* Written exercise *
Using the data below, return word for word every line from the one holding "Write the React, TypeScript" down to the one holding "const fmt = (v: number)". Leave pictures out.

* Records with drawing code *
start

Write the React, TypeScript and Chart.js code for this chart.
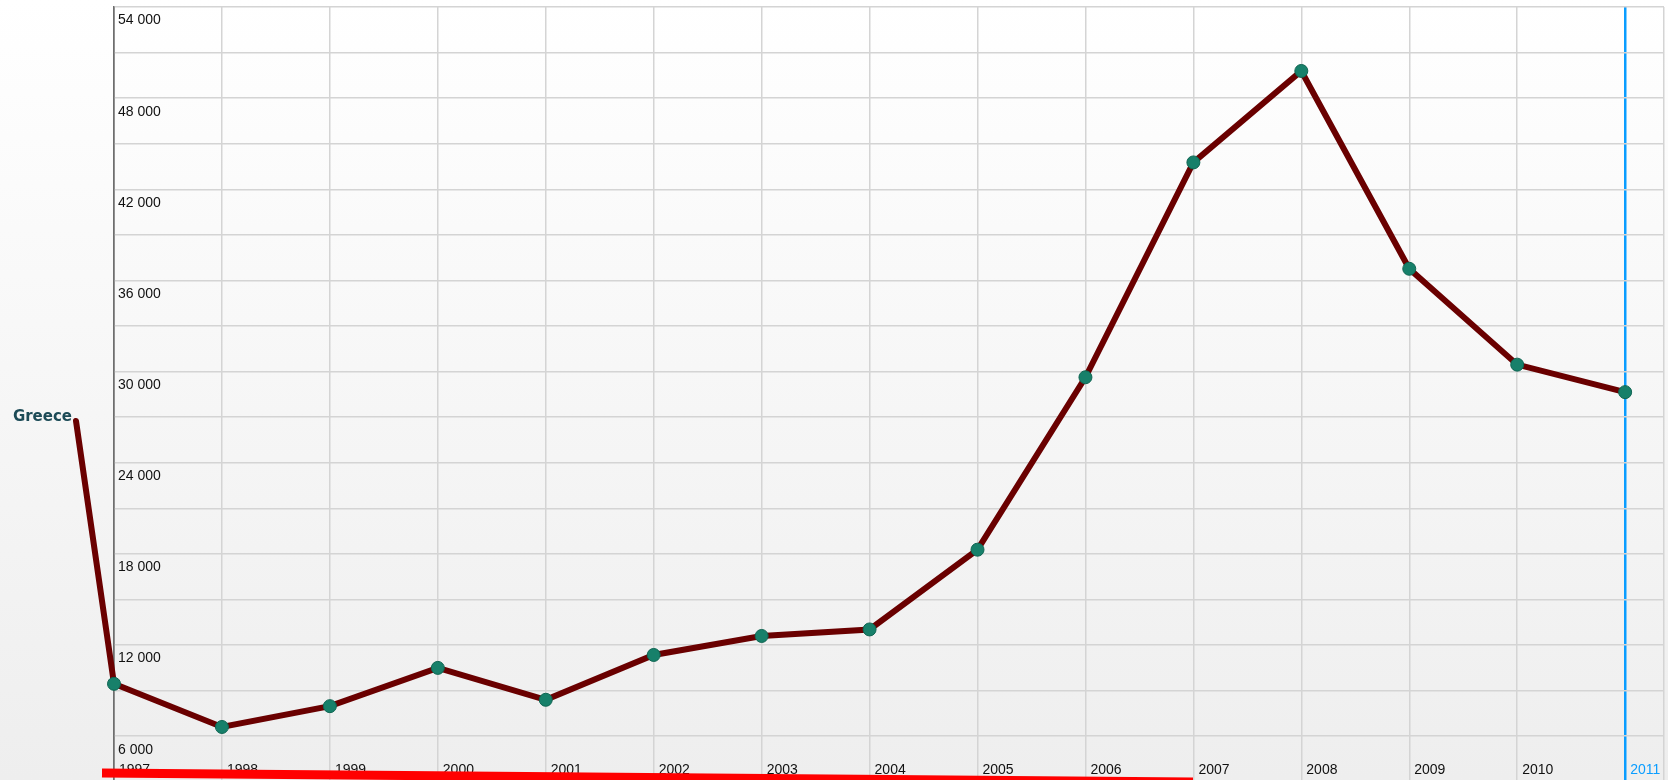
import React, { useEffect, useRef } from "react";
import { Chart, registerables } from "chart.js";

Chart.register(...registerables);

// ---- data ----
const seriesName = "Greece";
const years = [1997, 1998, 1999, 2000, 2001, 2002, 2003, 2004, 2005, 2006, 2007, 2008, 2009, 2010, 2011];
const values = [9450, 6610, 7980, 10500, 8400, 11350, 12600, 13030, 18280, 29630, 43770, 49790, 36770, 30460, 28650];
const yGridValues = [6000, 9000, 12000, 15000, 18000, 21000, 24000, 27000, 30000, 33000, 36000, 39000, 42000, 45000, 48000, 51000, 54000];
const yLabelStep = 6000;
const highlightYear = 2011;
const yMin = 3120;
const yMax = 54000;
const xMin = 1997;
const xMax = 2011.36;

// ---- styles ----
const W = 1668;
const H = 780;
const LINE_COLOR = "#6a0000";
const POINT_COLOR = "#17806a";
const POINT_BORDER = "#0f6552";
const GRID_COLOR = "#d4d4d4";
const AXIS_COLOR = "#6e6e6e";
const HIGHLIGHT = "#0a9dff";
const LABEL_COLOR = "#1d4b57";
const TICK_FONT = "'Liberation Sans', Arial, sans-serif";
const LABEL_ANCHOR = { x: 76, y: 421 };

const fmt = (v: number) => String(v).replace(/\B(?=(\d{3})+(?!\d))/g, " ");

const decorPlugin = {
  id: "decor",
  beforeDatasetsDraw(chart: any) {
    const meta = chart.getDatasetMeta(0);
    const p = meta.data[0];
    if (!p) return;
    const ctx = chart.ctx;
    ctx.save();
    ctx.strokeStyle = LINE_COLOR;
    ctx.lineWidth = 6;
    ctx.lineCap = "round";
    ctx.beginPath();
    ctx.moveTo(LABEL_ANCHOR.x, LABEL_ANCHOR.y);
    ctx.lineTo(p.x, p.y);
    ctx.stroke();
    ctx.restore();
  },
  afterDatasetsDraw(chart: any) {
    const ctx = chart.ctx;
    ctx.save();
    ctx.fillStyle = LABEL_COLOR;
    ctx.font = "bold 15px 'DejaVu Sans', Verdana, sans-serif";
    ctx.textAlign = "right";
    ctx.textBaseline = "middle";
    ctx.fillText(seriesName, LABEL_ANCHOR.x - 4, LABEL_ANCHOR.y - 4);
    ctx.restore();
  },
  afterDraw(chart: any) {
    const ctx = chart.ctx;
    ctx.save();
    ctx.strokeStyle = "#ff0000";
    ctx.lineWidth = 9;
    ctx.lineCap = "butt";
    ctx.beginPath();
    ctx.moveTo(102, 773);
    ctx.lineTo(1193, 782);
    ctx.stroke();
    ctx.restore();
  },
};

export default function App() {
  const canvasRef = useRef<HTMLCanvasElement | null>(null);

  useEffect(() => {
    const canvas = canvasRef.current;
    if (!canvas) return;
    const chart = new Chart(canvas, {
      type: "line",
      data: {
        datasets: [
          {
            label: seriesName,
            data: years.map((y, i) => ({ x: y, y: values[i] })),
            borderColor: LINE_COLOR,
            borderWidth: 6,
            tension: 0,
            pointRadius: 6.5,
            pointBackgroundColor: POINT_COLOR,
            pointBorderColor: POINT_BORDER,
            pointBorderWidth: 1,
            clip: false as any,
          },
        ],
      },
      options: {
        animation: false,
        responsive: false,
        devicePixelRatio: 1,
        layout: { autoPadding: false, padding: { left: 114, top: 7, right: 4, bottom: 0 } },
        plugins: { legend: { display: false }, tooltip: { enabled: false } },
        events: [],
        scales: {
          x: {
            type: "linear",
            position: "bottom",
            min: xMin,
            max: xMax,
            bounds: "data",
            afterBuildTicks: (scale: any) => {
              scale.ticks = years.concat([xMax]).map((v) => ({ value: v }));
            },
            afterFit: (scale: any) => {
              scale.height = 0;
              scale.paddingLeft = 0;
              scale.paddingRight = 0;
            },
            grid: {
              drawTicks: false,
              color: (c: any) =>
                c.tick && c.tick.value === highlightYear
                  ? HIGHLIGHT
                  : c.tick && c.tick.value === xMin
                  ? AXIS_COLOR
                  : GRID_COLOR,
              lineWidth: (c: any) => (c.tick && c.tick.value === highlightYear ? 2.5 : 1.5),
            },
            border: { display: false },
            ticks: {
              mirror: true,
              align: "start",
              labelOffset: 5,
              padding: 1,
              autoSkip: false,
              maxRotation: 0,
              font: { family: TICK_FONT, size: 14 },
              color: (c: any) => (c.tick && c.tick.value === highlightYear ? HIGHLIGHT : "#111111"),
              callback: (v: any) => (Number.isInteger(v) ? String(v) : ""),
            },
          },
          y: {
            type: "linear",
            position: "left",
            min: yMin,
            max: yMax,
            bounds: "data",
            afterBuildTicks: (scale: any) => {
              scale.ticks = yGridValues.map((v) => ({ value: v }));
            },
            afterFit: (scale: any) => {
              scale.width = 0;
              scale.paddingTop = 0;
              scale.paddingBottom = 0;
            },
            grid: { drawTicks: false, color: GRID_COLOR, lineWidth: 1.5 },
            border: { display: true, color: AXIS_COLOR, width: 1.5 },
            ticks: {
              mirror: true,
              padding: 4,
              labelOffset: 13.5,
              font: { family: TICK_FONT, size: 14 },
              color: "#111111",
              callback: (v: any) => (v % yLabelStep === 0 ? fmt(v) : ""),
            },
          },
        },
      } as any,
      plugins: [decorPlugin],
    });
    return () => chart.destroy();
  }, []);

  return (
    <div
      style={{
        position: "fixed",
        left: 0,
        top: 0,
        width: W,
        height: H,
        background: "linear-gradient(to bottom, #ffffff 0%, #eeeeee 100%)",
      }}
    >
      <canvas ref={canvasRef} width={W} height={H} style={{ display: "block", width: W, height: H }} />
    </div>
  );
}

end
start

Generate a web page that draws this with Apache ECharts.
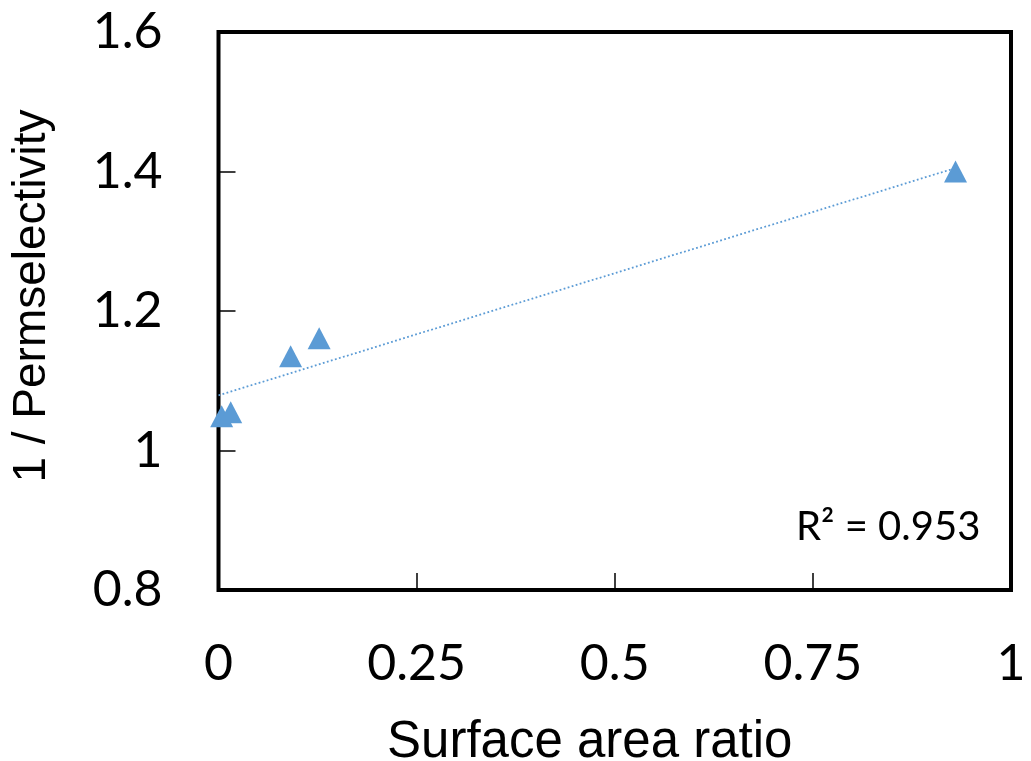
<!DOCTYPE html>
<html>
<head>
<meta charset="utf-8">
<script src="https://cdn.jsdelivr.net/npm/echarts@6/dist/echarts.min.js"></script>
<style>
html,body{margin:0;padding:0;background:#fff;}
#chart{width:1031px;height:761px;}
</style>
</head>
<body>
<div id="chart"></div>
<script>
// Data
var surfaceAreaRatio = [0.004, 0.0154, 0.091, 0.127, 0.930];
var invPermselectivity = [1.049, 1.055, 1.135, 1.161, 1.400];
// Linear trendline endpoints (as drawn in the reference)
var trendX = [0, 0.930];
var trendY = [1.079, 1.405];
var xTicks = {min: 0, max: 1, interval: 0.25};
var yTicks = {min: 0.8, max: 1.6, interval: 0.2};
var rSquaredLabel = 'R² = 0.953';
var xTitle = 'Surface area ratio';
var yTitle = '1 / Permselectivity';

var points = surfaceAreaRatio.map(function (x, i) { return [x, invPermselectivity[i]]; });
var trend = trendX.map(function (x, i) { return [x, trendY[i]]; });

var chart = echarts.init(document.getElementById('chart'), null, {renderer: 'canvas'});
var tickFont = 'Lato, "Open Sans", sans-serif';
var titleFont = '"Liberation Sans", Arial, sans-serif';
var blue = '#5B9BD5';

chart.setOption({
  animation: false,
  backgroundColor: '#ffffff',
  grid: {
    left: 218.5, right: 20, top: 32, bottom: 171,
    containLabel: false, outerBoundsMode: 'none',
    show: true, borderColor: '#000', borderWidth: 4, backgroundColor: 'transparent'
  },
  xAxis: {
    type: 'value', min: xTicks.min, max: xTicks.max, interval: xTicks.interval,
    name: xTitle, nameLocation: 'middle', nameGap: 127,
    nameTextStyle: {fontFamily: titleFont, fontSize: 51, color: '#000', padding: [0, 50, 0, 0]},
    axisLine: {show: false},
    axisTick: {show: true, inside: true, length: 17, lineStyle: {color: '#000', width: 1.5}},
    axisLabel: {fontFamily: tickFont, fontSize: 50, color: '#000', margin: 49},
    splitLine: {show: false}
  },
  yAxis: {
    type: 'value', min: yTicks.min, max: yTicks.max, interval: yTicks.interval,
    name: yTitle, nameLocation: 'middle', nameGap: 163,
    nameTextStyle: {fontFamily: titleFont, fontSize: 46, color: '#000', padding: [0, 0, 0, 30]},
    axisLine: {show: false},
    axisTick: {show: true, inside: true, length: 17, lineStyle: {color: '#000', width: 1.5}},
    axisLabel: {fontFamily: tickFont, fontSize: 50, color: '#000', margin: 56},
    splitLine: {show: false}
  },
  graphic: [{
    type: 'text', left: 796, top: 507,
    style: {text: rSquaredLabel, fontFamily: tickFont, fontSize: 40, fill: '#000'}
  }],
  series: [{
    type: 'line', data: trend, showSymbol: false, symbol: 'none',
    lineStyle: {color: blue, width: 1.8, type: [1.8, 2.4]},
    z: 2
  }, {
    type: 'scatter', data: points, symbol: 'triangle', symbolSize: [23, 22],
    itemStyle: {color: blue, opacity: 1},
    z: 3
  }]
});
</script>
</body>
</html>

end

* Solution for this exercise *
Write the React, TypeScript and Chart.js code for this chart.
import React, { useEffect, useRef } from "react";
import { Chart, registerables } from "chart.js";

Chart.register(...registerables);

// ---- data ----
const seriesName = "Greece";
const years = [1997, 1998, 1999, 2000, 2001, 2002, 2003, 2004, 2005, 2006, 2007, 2008, 2009, 2010, 2011];
const values = [9450, 6610, 7980, 10500, 8400, 11350, 12600, 13030, 18280, 29630, 43770, 49790, 36770, 30460, 28650];
const yGridValues = [6000, 9000, 12000, 15000, 18000, 21000, 24000, 27000, 30000, 33000, 36000, 39000, 42000, 45000, 48000, 51000, 54000];
const yLabelStep = 6000;
const highlightYear = 2011;
const yMin = 3120;
const yMax = 54000;
const xMin = 1997;
const xMax = 2011.36;

// ---- styles ----
const W = 1668;
const H = 780;
const LINE_COLOR = "#6a0000";
const POINT_COLOR = "#17806a";
const POINT_BORDER = "#0f6552";
const GRID_COLOR = "#d4d4d4";
const AXIS_COLOR = "#6e6e6e";
const HIGHLIGHT = "#0a9dff";
const LABEL_COLOR = "#1d4b57";
const TICK_FONT = "'Liberation Sans', Arial, sans-serif";
const LABEL_ANCHOR = { x: 76, y: 421 };

const fmt = (v: number) => String(v).replace(/\B(?=(\d{3})+(?!\d))/g, " ");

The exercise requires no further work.